Many bands releasing a 10th album no doubt feel they can rest on their laurels.
After all, they've built up their fanbase, back catalogue and bank balances in the process.
But the Manic Street Preachers aren't like most bands. Almost 20 years after the release of their debut, Generation Terrorists, the intense Welsh rockers have invested as much energy - if not more so - into their latest offering.
In fact, with their trademark mix of heady tunes and raging melancholia, many critics are already hailing Postcards From A Young Man as their best yet.
"When you look at most bands, by the time they get to their 10th album, people may still come to the shows, but everyone knows that the albums have been rubbish for years," says the Manics' outspoken bassist Nicky Wire. "Or you're an artist like Patti Smith or Leonard Cohen and everyone goes to the Royal Festival Hall to see you and thinks it's marvellous. But noone listens to your new record. Well, that's not good enough for us.
"From the moment we started, we wanted the biggest number of people to hear what we had to say.We want to hear these records on the radio.
"Everyone is talking about the death of the rock business. I don't know, but if it is, then this is a last shot of mass communication."
Postcards From A Young Man comes after the acclaimed Journal For Plague Lovers, a record of steely intent and corrosive power on which every lyric was taken from the final folder of work left by former member Richey Edwards just before his disappearance in 1995.
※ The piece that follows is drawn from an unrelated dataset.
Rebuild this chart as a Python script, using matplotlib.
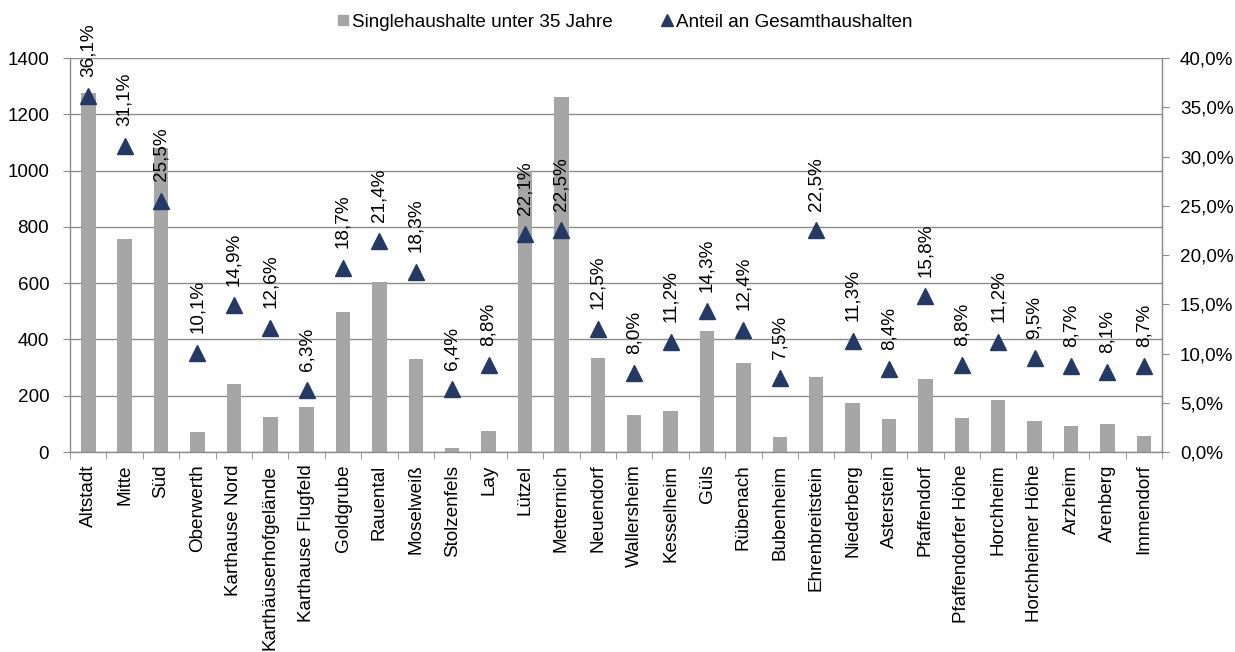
import matplotlib.pyplot as plt
from matplotlib.lines import Line2D
from matplotlib.ticker import FuncFormatter, MultipleLocator

plt.rcParams["font.family"] = ["Liberation Sans", "DejaVu Sans"]

districts = [
    "Altstadt", "Mitte", "Süd", "Oberwerth", "Karthause Nord",
    "Karthäuserhofgelände", "Karthause Flugfeld", "Goldgrube", "Rauental",
    "Moselweiß", "Stolzenfels", "Lay", "Lützel", "Metternich", "Neuendorf",
    "Wallersheim", "Kesselheim", "Güls", "Rübenach", "Bubenheim",
    "Ehrenbreitstein", "Niederberg", "Asterstein", "Pfaffendorf",
    "Pfaffendorfer Höhe", "Horchheim", "Horchheimer Höhe", "Arzheim",
    "Arenberg", "Immendorf",
]
singles = [
    1277, 756, 1080, 70, 242, 123, 159, 496, 604, 329,
    13, 76, 1000, 1260, 335, 131, 145, 430, 316, 52,
    266, 173, 118, 259, 121, 185, 110, 92, 99, 58,
]
share = [
    36.1, 31.1, 25.5, 10.1, 14.9, 12.6, 6.3, 18.7, 21.4, 18.3,
    6.4, 8.8, 22.1, 22.5, 12.5, 8.0, 11.2, 14.3, 12.4, 7.5,
    22.5, 11.3, 8.4, 15.8, 8.8, 11.2, 9.5, 8.7, 8.1, 8.7,
]

bar_color = "#A6A6A6"
marker_color = "#243A66"
line_color = "#8C8C8C"
fs = 13.6


def pct(v, pos=None):
    return f"{v:.1f}".replace(".", ",") + "%"


fig, ax = plt.subplots(figsize=(12.35, 6.52), dpi=100)
fig.subplots_adjust(left=0.0567, right=0.9409, bottom=0.3067, top=0.911)

x = list(range(len(districts)))
ax.bar(x, singles, width=0.4, color=bar_color, zorder=2)
ax.set_xlim(-0.5, len(districts) - 0.5)
ax.set_ylim(0, 1400)
ax.yaxis.set_major_locator(MultipleLocator(200))
ax.grid(axis="y", color=line_color, linewidth=1.0, zorder=0)
ax.set_axisbelow(True)

ax.set_xticks(x)
ax.set_xticklabels(districts, rotation=90, fontsize=fs)
ax.set_xticks([i - 0.5 for i in range(len(districts) + 1)], minor=True)
ax.tick_params(axis="x", which="major", length=0, pad=9)
ax.tick_params(axis="x", which="minor", length=5, color=line_color, direction="out")
ax.tick_params(axis="y", labelsize=fs, length=5, color=line_color, pad=10)

ax.spines["top"].set_visible(False)
for side in ["left", "right", "bottom"]:
    ax.spines[side].set_color(line_color)
    ax.spines[side].set_linewidth(1.0)

ax2 = ax.twinx()
ax2.plot(x, share, linestyle="none", marker="^", markersize=11,
         color=marker_color, zorder=5)
ax2.set_ylim(0, 40)
ax2.yaxis.set_major_locator(MultipleLocator(5))
ax2.yaxis.set_major_formatter(FuncFormatter(pct))
ax2.tick_params(axis="y", labelsize=fs, length=5, color=line_color, pad=8)
for side in ["top", "left", "bottom"]:
    ax2.spines[side].set_visible(False)
ax2.spines["right"].set_color(line_color)

for i, v in zip(x, share):
    ax2.annotate(pct(v), xy=(i, v), xytext=(0, 14), textcoords="offset points",
                 rotation=90, ha="center", va="bottom", fontsize=fs, zorder=6)

handles = [
    Line2D([], [], linestyle="none", marker="s", markersize=7.5,
           color=bar_color, label="Singlehaushalte unter 35 Jahre"),
    Line2D([], [], linestyle="none", marker="^", markersize=9,
           color=marker_color, label="Anteil an Gesamthaushalten"),
]
fig.legend(handles=handles, loc="upper center", bbox_to_anchor=(0.506, 1.005),
           ncol=2, frameon=False, fontsize=fs, handlelength=0.6,
           handletextpad=0.15, columnspacing=2.6)

fig.savefig("out.png", dpi=100)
That album in turn was a stark and startling follow-up to 2007's triumphantly resurgent Send Away The Tigers, an album that introduced the band to new countries, new audiences, new possibilities. Before those are a canon of albums, singles, shows, gestures, interviews, wisecracks, manifestos and the occasional outfit that have made the Manics the most interesting, intense and inspirational band of their generation.
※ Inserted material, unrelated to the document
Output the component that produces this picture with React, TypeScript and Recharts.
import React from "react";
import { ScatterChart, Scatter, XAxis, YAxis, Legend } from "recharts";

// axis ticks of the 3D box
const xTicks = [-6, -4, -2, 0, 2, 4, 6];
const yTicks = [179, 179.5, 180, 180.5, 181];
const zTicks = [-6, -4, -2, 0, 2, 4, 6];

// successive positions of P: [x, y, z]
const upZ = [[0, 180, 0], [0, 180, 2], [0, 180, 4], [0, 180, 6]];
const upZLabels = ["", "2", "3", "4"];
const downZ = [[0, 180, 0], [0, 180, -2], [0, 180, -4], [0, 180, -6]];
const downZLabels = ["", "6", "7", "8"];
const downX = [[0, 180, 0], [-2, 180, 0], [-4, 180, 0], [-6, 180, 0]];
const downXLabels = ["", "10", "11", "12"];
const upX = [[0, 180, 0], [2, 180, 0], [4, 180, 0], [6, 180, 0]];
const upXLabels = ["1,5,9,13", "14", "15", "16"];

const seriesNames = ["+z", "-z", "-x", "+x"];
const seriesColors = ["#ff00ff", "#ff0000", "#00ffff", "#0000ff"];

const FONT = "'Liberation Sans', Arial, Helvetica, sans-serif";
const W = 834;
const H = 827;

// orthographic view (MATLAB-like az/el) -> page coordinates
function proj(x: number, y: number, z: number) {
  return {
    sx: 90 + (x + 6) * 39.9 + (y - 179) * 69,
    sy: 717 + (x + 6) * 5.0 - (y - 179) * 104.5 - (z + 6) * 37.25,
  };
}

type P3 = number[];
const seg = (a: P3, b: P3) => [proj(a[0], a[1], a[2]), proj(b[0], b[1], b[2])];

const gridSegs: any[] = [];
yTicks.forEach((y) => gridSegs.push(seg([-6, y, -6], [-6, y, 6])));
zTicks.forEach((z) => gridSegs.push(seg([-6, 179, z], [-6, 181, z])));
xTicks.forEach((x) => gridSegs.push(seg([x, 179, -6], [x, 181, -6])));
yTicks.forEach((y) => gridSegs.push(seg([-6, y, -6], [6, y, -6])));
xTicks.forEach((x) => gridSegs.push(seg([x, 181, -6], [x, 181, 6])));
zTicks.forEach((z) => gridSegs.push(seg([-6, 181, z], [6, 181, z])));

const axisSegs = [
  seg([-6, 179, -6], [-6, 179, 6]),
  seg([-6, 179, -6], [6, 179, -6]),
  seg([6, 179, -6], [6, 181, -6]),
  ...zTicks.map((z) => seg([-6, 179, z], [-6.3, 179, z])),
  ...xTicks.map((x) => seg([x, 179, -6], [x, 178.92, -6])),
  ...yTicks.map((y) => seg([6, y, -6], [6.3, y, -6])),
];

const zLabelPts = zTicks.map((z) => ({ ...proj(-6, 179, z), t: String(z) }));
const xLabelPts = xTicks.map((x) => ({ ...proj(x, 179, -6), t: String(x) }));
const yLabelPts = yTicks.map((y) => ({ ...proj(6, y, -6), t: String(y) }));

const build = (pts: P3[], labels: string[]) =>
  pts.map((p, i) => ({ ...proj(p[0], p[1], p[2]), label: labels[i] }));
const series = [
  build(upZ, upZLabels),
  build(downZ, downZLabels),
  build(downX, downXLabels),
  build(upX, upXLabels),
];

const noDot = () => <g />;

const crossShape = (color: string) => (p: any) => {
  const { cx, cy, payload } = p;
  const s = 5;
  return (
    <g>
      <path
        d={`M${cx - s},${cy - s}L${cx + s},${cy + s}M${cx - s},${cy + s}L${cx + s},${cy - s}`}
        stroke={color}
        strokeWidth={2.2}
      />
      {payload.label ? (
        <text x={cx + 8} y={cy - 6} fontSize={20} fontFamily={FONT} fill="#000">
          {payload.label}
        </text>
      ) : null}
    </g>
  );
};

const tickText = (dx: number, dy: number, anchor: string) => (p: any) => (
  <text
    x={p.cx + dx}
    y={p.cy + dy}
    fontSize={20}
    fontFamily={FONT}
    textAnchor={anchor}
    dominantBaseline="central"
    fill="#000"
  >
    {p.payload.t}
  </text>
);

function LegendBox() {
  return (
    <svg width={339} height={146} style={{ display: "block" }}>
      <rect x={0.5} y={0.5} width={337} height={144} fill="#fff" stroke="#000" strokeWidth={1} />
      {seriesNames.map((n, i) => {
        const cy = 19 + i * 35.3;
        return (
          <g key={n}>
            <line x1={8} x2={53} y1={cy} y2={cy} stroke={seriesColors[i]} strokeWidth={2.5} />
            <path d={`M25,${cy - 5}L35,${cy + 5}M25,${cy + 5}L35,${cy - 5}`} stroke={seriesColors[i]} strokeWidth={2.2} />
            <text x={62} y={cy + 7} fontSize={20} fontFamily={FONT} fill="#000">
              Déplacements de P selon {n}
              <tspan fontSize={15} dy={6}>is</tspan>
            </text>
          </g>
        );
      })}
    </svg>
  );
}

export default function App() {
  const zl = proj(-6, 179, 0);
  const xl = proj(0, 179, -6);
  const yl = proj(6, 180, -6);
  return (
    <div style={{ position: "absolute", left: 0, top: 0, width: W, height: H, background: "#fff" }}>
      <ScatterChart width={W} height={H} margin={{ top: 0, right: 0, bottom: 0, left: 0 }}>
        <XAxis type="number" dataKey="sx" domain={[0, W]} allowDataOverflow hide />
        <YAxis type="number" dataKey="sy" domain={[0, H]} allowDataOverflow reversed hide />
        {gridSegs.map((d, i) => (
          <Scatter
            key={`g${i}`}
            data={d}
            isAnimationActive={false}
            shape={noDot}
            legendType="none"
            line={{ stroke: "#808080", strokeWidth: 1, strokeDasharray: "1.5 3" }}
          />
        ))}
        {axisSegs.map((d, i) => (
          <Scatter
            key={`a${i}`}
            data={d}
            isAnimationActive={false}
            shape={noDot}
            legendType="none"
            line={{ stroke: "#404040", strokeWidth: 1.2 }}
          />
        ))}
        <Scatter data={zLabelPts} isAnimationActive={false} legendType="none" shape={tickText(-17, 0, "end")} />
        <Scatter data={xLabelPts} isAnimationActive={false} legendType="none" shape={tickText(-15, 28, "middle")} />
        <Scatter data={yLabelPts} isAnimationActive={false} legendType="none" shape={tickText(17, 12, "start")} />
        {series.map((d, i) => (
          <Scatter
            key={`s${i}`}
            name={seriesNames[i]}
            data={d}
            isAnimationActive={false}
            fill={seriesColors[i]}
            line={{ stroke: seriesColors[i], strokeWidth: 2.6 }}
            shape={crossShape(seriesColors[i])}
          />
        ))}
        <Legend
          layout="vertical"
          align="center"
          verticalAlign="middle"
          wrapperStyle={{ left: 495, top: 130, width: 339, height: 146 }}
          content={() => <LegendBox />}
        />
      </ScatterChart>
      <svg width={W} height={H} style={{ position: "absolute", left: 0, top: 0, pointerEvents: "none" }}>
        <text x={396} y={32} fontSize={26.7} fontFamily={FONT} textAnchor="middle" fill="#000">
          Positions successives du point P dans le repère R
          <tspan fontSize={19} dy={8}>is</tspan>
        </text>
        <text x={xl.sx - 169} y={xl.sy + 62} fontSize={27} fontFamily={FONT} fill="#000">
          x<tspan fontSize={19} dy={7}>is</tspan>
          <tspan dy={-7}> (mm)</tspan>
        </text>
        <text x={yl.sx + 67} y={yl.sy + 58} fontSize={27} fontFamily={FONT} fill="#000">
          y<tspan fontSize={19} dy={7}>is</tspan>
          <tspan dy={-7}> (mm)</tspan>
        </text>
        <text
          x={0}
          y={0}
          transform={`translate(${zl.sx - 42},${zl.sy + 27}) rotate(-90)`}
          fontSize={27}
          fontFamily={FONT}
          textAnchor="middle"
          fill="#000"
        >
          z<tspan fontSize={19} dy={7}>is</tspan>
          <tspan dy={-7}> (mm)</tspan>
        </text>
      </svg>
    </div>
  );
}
On Postcards From A Young Man, they have lost none of their raging melancholia within the soaring tunes.
As frontman James Dean Bradfield says: "We've always had it. If you look at the lyric to Motorcycle Emptiness, it could be sung in some cold Teutonic way.
"But we've never been that kind of band. We want that sense of uplift somehow. We still feel there's an eloquence in screaming, that these feelings can make you feel good, they can empower you."
Wire adds: "Evelyn Waugh said you only ever write two great novels and you end up repeating them.
"There are two versions of this band maybe. There's the journal and Bible version and then there's this version.
"That over the top hysterical dignity, that flash of intelligence.
There's something glorious in celebrating what we really are. Our peers are gone. It's up to us."
The 12-track album was recorded at the band's studio in Cardiff. The title track is a hymn about the passing of time and gives a nod to Queen.
"I've sometimes had to keep quiet about my love of Queen, but this is me letting it show," admits Bradfield.
"It's wanting to let your guard down and show another side. We've never been angry in amacho way. Yes, we're from the Valleys. We love our sport and trade unionism. But we've always had another side.
"Nicky and Richey always loved their make-up and their Kylie.
"Nick used to have this pink sign in his bedroom that said 'love' and a funny, fluffy duvet. We're at our best when we're 50% dumb and 50% lofty pretension."
The track gets its name from the postcards Wire collected as a young man. He says: "I've kept all the postcards that Sean, James, Richey and my mum sent me when I was at uni.
"We were prolific communicators.
Every time you got the post there would be a bundle in there with a collage or a poster."
While Bradfield may reveal his secret passion for Queen, Wire reveals his obsession with a certain boy band which he feels comes through on the track Golden Platitudes.
"I was obsessed with the chord sequence of Back For Good by Take That. I threw the kitchen sink at it - choirs, orchestras," he says of the new song.
The Manics still believe in music's power and Bradfield says negative comments about the industry spur him on.
"It would never occur to me to comment on the economics of the art world or of publishing," he says.
"I wouldn't lecture someone who thatches roofs about their industry. And yet every news programme and business correspondent is always giving his expert opinion on the music business and how it's finished.
"It drives you to write. This faint notion that you're defending the art."